Quienes argumentan que podemos mantener una civilización industrial urbana, “inocua para el usuario” donde no haya energía nuclear no se dan cuenta que el crecimiento de la economía de producción de masas (alimentada por cualquier energía) devora el mundo para reducirlo a cachivaches y a residuos tóxicos. La adicción al beneficio, al poder y a una megalópolis que se expande interminablemente continuará socavando la vida, con o sin energía nuclear.

La Guerra del Golfo fue un claro ejemplo de la adicción del capitalismo por la energía, energía que en este caso tenía que ver muy poco con la energía nuclear. Como expresaba el cartel de un manifestante en contra de la guerra : “El petróleo es el crack del capitalismo”. Un movimiento antinuclear que no comienza a enfrentar el sistema capitalista en su totalidad, y no solamente las centrales nucleares, sino el petróleo, la producción y los mercados, el militarismo, la cibernética, los medios de comuncación y la ingeniería genética, se enfrentará única y exclusivamente a una de las cabezas de la Hidra, dejando la raíz intacta. Tal enfoque no solamente está destinado a fracasar sino que también podría fortalecer aquello que más necesitamos destruir, si queremos que prevalezca la vida.

6. La industrialización es un imperio. La vida es la colonia

El sistema de la energía nuclear creció con la guerra y no puede separarse de la acumulación de armas nucleares por parte de las naciones y la inexorable marcha hacia más guerra. Así, cualquier resistencia a la energía nuclear debe enfrentarse necesariamente no sólo a las armas nucleares, sino a la maquinaria militar. Quien no vea que reclamar el desarme nuclear lleva lógicamente a la guerra contra el propio estado imperialista, desafía a la razón. De nuevo, uno comienza con un aspecto único y aislado, y termina con la totalidad de las interconexiones. La oposición a lo nuclear debe finalmente terminar ligada a la abolición de los ejércitos, los estados y los imperios rivales que lo controlan.

El sistema de energía nuclear no es sólo un componente clave de imperios militares industriales como los EEUU, Francia, Gran Bretaña, Israel, etc., sino que encaja con el modelo estructural de todos los imperios, comenzando desde los primeros estados esclavistas del antiguo Oriente Medio. Todo imperio exige una jerarquía de trabajo, una maquinaria militar, colonias sacrificadas y la terca destrucción de la naturaleza y de las comunidades humanas; y todas han sido esquemas piramidales que explotaron y debilitaron algunas zonas y comunidades con el objeto de realzar y enriquecer las élites de otros lugares. Al final, todos ellos trajeron una destrucción masiva antes de derrumbarse por su propio peso.
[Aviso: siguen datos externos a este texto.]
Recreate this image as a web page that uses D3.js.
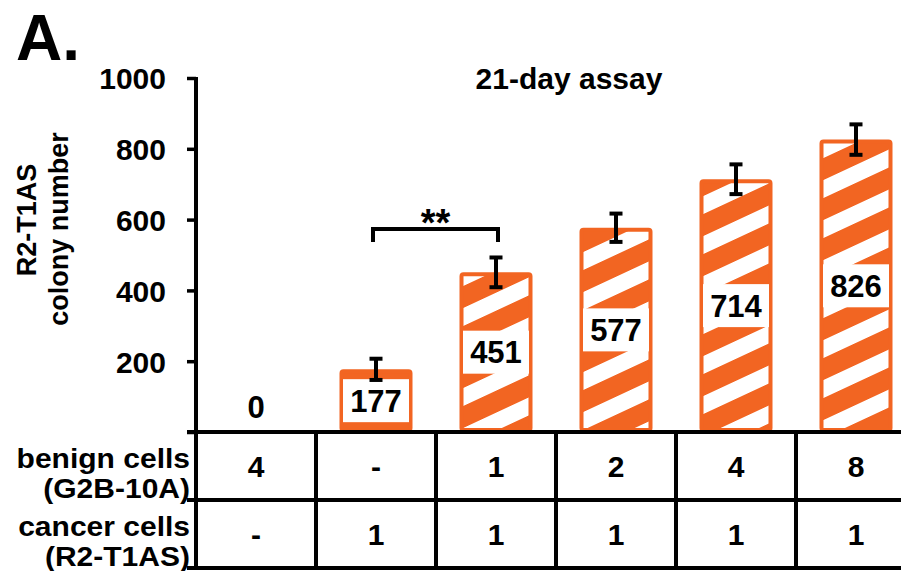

El complejo poder nuclear no es diferente, si traemos a colación la observación del historiador Gordon V Childe según el cual, las primeras civilizaciones imperialistas de Mesopotamia “probablemente destruyeron más riqueza de la que indirectamente crearon”, Del mismo modo, si uno tuviera que calcular la cantidad de energía que la industria nuclear ha producido frente al gasto en minería, procesamiento, mantenimiento y, finalmente, mandando a la reserva los materiales nucleares y reactores, representaría, obviamente, una pérdida neta de energía, una engañifa, una estafa imperial. La “riqueza” fabricada artificialmente y que la industrialización urbana global crea es asimismo un déficit para la plenitud social auténtica y natural.

Para el capital, un bosque no tiene valor hasta que sea destrozado y convertido en madera, del mismo modo que la gente cultiva su propia comida y que satisface sus propias necesidades son una pérdida económica. Para la vida, por otro lado, la vasta y tóxica necrópolis que estamos construyendo representa una pérdida irreemplazable una violencia imponderable. Si enfrentarse a la energía nuclear durante sus comienzo significó un acto de trición contra el estado, hoy significa no menos que un acto de traición aunque esta vez contra la totalidad del sistema imperialista y, más concretamente, contra la religión del crecimiento que ahora trae consigo el deceso de las formas de vida compleja en la tierra.

El problema nuclear aparece insalvable. Desafiar el sistema industrial puede parecer que esté totalmente fuera de nuestro alcance. Pero debemos empezar a enfrentarnos a este desafío ya que, de no hacerlo, nos rendimos a una inercia fatal. De no haber nada más, dejemos que este sentido de la urgencia nos mantenga.